> [Supplied entries]:
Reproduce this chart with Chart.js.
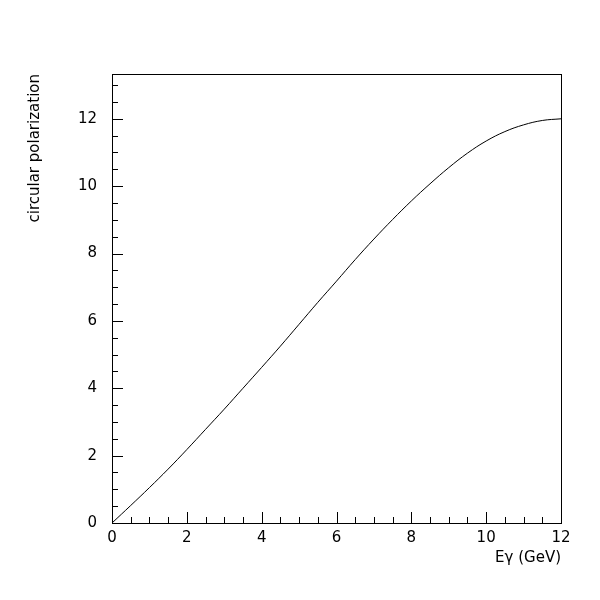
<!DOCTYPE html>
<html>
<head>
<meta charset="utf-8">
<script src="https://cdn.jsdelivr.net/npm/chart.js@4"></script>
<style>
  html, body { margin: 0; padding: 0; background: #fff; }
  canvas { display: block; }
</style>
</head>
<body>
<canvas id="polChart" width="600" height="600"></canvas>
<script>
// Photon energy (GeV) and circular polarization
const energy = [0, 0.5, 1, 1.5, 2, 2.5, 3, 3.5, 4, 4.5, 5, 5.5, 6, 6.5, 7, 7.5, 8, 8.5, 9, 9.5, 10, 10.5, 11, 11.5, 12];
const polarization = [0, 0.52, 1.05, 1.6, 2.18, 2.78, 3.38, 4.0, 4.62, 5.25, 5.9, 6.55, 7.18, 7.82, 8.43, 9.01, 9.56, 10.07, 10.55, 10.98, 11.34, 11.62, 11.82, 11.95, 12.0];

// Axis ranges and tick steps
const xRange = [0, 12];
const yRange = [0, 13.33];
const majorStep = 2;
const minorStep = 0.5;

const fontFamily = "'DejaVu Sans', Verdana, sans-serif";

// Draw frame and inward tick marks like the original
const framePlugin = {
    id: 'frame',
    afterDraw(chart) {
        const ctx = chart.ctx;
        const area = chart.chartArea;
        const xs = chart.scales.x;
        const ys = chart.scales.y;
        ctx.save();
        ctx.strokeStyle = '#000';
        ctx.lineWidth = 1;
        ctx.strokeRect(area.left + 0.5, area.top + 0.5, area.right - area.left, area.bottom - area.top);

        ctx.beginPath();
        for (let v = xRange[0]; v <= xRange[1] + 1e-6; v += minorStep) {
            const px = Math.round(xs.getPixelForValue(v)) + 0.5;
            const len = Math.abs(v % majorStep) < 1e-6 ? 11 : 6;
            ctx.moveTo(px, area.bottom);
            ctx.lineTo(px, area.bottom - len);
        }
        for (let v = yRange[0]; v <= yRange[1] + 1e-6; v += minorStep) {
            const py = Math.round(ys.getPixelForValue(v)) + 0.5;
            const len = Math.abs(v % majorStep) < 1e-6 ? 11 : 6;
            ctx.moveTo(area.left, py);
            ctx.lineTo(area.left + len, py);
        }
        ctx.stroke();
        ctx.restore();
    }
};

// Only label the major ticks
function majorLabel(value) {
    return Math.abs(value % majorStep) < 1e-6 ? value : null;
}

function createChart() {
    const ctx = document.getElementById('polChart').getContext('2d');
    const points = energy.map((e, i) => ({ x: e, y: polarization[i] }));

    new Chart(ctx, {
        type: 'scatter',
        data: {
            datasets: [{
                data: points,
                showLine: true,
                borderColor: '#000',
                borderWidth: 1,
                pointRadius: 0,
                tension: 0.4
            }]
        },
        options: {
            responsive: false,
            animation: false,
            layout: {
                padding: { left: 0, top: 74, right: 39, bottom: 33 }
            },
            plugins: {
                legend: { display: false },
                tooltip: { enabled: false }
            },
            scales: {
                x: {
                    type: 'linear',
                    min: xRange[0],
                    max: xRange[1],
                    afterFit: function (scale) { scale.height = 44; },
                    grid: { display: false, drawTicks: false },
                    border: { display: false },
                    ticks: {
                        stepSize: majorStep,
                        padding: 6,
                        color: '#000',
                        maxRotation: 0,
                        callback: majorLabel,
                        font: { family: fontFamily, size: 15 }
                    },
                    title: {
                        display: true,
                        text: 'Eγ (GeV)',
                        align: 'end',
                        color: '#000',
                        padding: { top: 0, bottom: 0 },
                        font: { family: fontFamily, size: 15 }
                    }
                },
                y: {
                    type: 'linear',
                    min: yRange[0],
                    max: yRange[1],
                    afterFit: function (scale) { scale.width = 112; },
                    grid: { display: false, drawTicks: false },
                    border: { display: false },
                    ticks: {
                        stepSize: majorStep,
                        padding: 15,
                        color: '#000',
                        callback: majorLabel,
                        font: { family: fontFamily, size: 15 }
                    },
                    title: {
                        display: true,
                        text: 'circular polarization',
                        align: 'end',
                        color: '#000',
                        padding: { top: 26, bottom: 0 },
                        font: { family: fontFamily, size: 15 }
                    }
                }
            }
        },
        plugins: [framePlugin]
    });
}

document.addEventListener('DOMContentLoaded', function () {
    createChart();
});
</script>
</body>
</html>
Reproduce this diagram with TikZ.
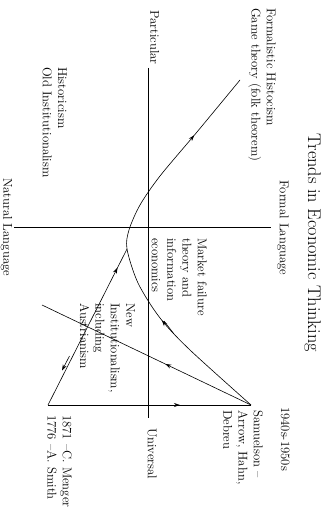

> [Directions]: Show every line where the string "with" appears.

> [Answer to this problem]:
Reproduce this chart with Chart.js.
Reproduce this diagram with TikZ.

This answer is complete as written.